The square tetraswirlprism is a convex isogonal polychoron and member of the duoprismatic swirlprism family that consists of 32 square gyroprisms, 64 rhombic disphenoids, and 128 phyllic disphenoids. 4 square gyroprisms, 4 rhombic disphenoids and 8 phyllic disphenoids join at each vertex. It can be obtained as a subsymmetrical faceting of the hexadecagonal duoprism. It is the fourth in an infinite family of isogonal square dihedral swirlchora and also the seventh in an infinite family of isogonal digonal prismatic swirlchora, the other being the digonal double octaswirlprism.

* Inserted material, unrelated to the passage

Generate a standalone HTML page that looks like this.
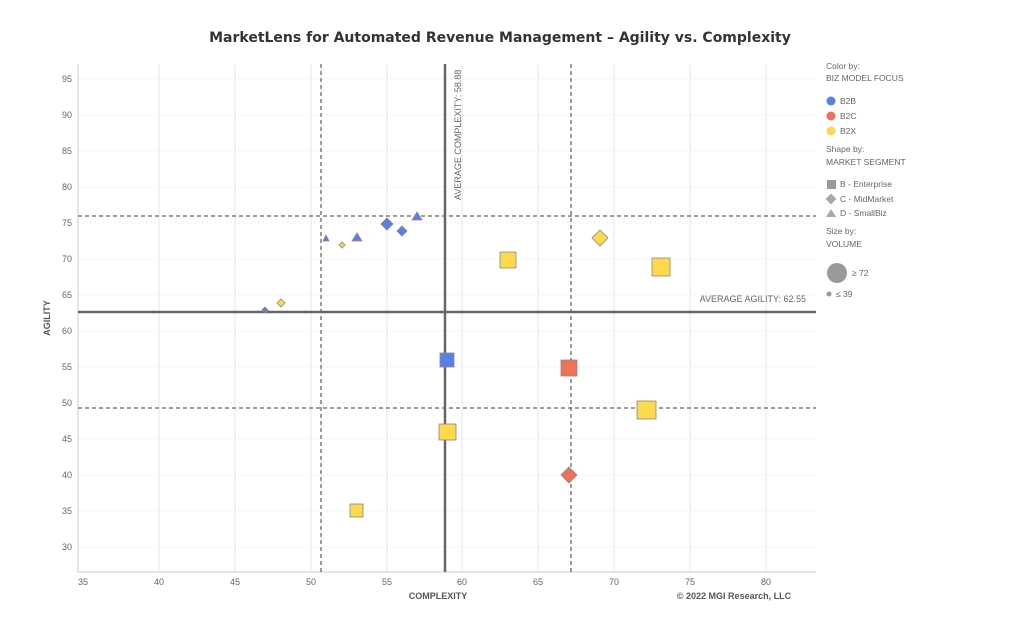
<!DOCTYPE html><html><head><style>body{margin:0;background:#fff}svg{font-family:"Liberation Sans",sans-serif}</style></head><body>
<svg width="1024" height="622" xmlns="http://www.w3.org/2000/svg">
<text x="500" y="42" text-anchor="middle" font-size="14" font-weight="bold" fill="#333" font-family="DejaVu Sans, sans-serif">MarketLens for Automated Revenue Management – Agility vs. Complexity</text>
<g stroke="#e6e6e6" stroke-width="1">
<line x1="159" y1="64" x2="159" y2="572"/><line x1="235" y1="64" x2="235" y2="572"/><line x1="311" y1="64" x2="311" y2="572"/><line x1="387" y1="64" x2="387" y2="572"/><line x1="462" y1="64" x2="462" y2="572"/><line x1="538" y1="64" x2="538" y2="572"/><line x1="614" y1="64" x2="614" y2="572"/><line x1="690" y1="64" x2="690" y2="572"/><line x1="766" y1="64" x2="766" y2="572"/>
</g>
<g stroke="#ececec" stroke-dasharray="2,2">
<line x1="78" y1="79" x2="816" y2="79"/><line x1="78" y1="115" x2="816" y2="115"/><line x1="78" y1="151" x2="816" y2="151"/><line x1="78" y1="187" x2="816" y2="187"/><line x1="78" y1="223" x2="816" y2="223"/><line x1="78" y1="259" x2="816" y2="259"/><line x1="78" y1="295" x2="816" y2="295"/><line x1="78" y1="331" x2="816" y2="331"/><line x1="78" y1="367" x2="816" y2="367"/><line x1="78" y1="403" x2="816" y2="403"/><line x1="78" y1="439" x2="816" y2="439"/><line x1="78" y1="475" x2="816" y2="475"/><line x1="78" y1="511" x2="816" y2="511"/><line x1="78" y1="547" x2="816" y2="547"/>
</g>
<line x1="78" y1="64" x2="78" y2="572" stroke="#ccc"/><line x1="78" y1="572" x2="816" y2="572" stroke="#ccc"/>
<g font-size="9" fill="#666" text-anchor="end">
<text x="72" y="82">95</text><text x="72" y="118">90</text><text x="72" y="154">85</text><text x="72" y="190">80</text><text x="72" y="226">75</text><text x="72" y="262">70</text><text x="72" y="298">65</text><text x="72" y="334">60</text><text x="72" y="370">55</text><text x="72" y="406">50</text><text x="72" y="442">45</text><text x="72" y="478">40</text><text x="72" y="514">35</text><text x="72" y="550">30</text>
</g>
<g font-size="9" fill="#666" text-anchor="middle">
<text x="83" y="585">35</text><text x="159" y="585">40</text><text x="235" y="585">45</text><text x="311" y="585">50</text><text x="387" y="585">55</text><text x="462" y="585">60</text><text x="538" y="585">65</text><text x="614" y="585">70</text><text x="690" y="585">75</text><text x="766" y="585">80</text>
</g>
<text x="438" y="599" text-anchor="middle" font-size="9" font-weight="bold" fill="#555">COMPLEXITY</text>
<text x="734" y="599" text-anchor="middle" font-size="9" font-weight="bold" fill="#555">© 2022 MGI Research, LLC</text>
<text transform="translate(50,318) rotate(-90)" text-anchor="middle" font-size="9" font-weight="bold" fill="#555">AGILITY</text>
<g stroke="#666" stroke-width="1.3" stroke-dasharray="4,3">
<line x1="321" y1="64" x2="321" y2="572"/><line x1="571" y1="64" x2="571" y2="572"/>
<line x1="78" y1="216" x2="816" y2="216"/><line x1="78" y1="408" x2="816" y2="408"/>
</g>
<line x1="445" y1="64" x2="445" y2="572" stroke="#666" stroke-width="2.5"/>
<line x1="78" y1="312" x2="816" y2="312" stroke="#666" stroke-width="2.5"/>
<text transform="translate(461,200) rotate(-90)" font-size="9" fill="#666">AVERAGE COMPLEXITY: 58.88</text>
<text x="806" y="302" text-anchor="end" font-size="9" fill="#666">AVERAGE AGILITY: 62.55</text>
<g stroke="#888" stroke-width="0.8">
<!-- B2B -->
<polygon points="265,307 268,310 265,313 262,310" fill="#5b7fe8"/>
<polygon points="281,299 285,303 281,307 277,303" fill="#fdd94e"/>
<polygon points="326,235 329,241 323,241" fill="#5b7fe8"/>
<polygon points="342,242 345,245 342,248 339,245" fill="#fdd94e"/>
<polygon points="357,233 362,241 352,241" fill="#5b7fe8"/>
<polygon points="387,218 393,224 387,230 381,224" fill="#5b7fe8"/>
<polygon points="402,226 407,231 402,236 397,231" fill="#5b7fe8"/>
<polygon points="417,212 422,220 412,220" fill="#5b7fe8"/>
<rect x="440" y="353" width="14" height="14" fill="#5b7fe8"/>
<rect x="500" y="252" width="16" height="16" fill="#fdd94e"/>
<polygon points="600,230 608,238 600,246 592,238" fill="#fdd94e"/>
<rect x="652" y="258" width="18" height="18" fill="#fdd94e"/>
<rect x="561" y="360" width="16" height="16" fill="#f0715a"/>
<rect x="637" y="401" width="19" height="18" fill="#fdd94e"/>
<rect x="439" y="424" width="17" height="16" fill="#fdd94e"/>
<polygon points="569,467 577,475 569,483 561,475" fill="#f0715a"/>
<rect x="350" y="504" width="13" height="13" fill="#fdd94e"/>
</g>
<g font-size="8.5" fill="#666">
<text x="826" y="69">Color by:</text><text x="826" y="81">BIZ MODEL FOCUS</text>
<circle cx="831" cy="101" r="4.5" fill="#5b7fe8"/><text x="840" y="104">B2B</text>
<circle cx="831" cy="116" r="4.5" fill="#f0715a"/><text x="840" y="119">B2C</text>
<circle cx="831" cy="131" r="4.5" fill="#fdd94e"/><text x="840" y="134">B2X</text>
<text x="826" y="152">Shape by:</text><text x="826" y="165">MARKET SEGMENT</text>
<rect x="827" y="180" width="9" height="9" fill="#999"/><text x="840" y="187">B - Enterprise</text>
<polygon points="831,194 836,199 831,204 826,199" fill="#aaa" stroke="#888" stroke-width="0.5"/><text x="840" y="202">C - MidMarket</text>
<polygon points="831,209 836,217 826,217" fill="#aaa"/><text x="840" y="216">D - SmallBiz</text>
<text x="826" y="234">Size by:</text><text x="826" y="247">VOLUME</text>
<circle cx="837" cy="273" r="10" fill="#999"/><text x="852" y="276">≥ 72</text>
<circle cx="829" cy="294" r="2.5" fill="#999"/><text x="836" y="297">≤ 39</text>
</g>
</svg></body></html>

The ratio between the longest and shortest edges is 1:${\displaystyle {\frac {\sqrt {8+4{\sqrt {2}}+2{\sqrt {20+14{\sqrt {2}}}}}}{2}}}$ ≈ 1:2.56292.

## Vertex coordinates

Coordinates for the vertices of a square tetraswirlprism constructed as the convex hull of four square duoprisms of edge length 1, are given as Cartesian products of the vertices of square S1:

• S1 × S1,
• S2 × S2 (S1 rotated 22.5 degrees),
• S3 × S3 (S1 rotated 45 degrees),
• S4 × S4 (S1 rotated 67.5 degrees).